## INFORMATION SHOWN
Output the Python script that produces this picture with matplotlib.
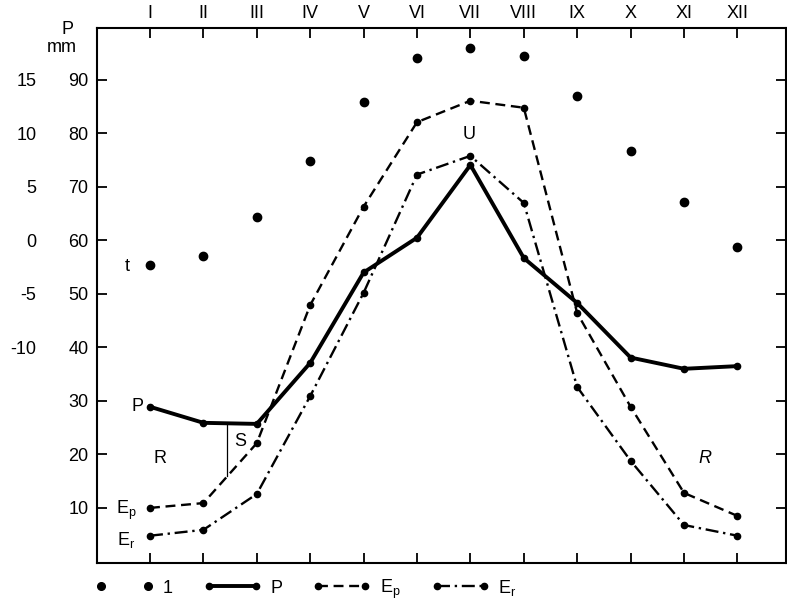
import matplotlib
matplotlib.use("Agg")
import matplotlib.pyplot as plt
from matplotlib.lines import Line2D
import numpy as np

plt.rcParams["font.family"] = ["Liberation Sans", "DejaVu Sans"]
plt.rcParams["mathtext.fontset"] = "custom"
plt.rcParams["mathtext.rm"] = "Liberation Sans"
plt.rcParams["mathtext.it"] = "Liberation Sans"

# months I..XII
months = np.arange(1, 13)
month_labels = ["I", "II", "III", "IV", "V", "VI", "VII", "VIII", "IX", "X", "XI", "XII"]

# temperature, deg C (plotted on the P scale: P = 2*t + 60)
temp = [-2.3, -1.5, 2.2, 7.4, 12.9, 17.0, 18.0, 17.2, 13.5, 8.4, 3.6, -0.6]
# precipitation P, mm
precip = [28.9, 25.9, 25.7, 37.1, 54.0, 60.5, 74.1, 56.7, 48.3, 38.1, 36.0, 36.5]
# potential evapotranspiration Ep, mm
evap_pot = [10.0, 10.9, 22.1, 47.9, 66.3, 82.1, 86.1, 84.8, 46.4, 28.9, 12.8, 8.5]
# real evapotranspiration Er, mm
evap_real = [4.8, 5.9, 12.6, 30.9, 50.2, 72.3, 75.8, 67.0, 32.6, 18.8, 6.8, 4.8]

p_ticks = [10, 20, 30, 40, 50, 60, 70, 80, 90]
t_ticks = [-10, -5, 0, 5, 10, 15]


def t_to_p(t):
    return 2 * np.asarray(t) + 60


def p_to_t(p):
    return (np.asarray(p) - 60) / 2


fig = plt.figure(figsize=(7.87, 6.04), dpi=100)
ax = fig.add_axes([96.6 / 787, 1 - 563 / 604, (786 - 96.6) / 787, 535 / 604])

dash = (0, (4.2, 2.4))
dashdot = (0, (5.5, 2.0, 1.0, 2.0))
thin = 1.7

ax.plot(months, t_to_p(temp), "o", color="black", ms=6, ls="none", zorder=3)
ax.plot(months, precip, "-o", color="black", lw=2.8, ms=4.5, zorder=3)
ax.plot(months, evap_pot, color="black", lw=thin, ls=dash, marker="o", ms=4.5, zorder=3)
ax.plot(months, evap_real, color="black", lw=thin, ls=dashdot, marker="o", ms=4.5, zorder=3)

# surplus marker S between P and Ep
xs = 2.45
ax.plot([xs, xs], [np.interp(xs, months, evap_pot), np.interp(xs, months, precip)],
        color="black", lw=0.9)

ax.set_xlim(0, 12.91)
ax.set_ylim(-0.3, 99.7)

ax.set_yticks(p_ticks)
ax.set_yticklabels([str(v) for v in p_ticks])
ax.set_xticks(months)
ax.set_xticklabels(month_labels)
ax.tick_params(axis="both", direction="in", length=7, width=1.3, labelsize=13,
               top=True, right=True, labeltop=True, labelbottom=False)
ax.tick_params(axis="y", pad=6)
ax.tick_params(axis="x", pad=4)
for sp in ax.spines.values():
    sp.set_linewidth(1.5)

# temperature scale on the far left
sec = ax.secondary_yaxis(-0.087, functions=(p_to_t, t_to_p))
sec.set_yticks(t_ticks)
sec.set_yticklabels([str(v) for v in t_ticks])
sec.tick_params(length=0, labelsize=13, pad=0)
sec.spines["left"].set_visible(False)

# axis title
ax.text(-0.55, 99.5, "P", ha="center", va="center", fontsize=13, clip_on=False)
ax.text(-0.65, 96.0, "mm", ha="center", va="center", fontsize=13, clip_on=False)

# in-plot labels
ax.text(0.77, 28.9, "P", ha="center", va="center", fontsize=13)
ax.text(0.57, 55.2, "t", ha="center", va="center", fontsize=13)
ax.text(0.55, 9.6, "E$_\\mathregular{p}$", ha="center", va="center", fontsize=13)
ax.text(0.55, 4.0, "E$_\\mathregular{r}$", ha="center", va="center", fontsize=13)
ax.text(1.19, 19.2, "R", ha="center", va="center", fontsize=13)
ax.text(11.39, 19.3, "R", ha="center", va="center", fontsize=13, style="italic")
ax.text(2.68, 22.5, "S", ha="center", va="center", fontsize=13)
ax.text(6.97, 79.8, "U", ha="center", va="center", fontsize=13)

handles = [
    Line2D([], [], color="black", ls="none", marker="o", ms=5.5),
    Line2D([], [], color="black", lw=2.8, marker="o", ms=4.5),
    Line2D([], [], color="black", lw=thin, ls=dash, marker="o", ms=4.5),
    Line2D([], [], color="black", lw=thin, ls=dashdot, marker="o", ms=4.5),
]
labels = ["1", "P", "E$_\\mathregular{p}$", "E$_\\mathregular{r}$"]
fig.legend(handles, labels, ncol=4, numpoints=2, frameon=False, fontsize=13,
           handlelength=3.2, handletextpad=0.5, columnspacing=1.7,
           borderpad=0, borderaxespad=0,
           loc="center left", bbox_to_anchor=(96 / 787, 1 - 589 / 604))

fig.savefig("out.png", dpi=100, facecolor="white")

## WHAT YOU WILL DO
In the data above, please extract the lines from the first one through the line with "import numpy as np", exactly, and keep pictures out.

## RESULT FOR THIS TASK
Output the Python script that produces this picture with matplotlib.
import matplotlib
matplotlib.use("Agg")
import matplotlib.pyplot as plt
from matplotlib.lines import Line2D
import numpy as np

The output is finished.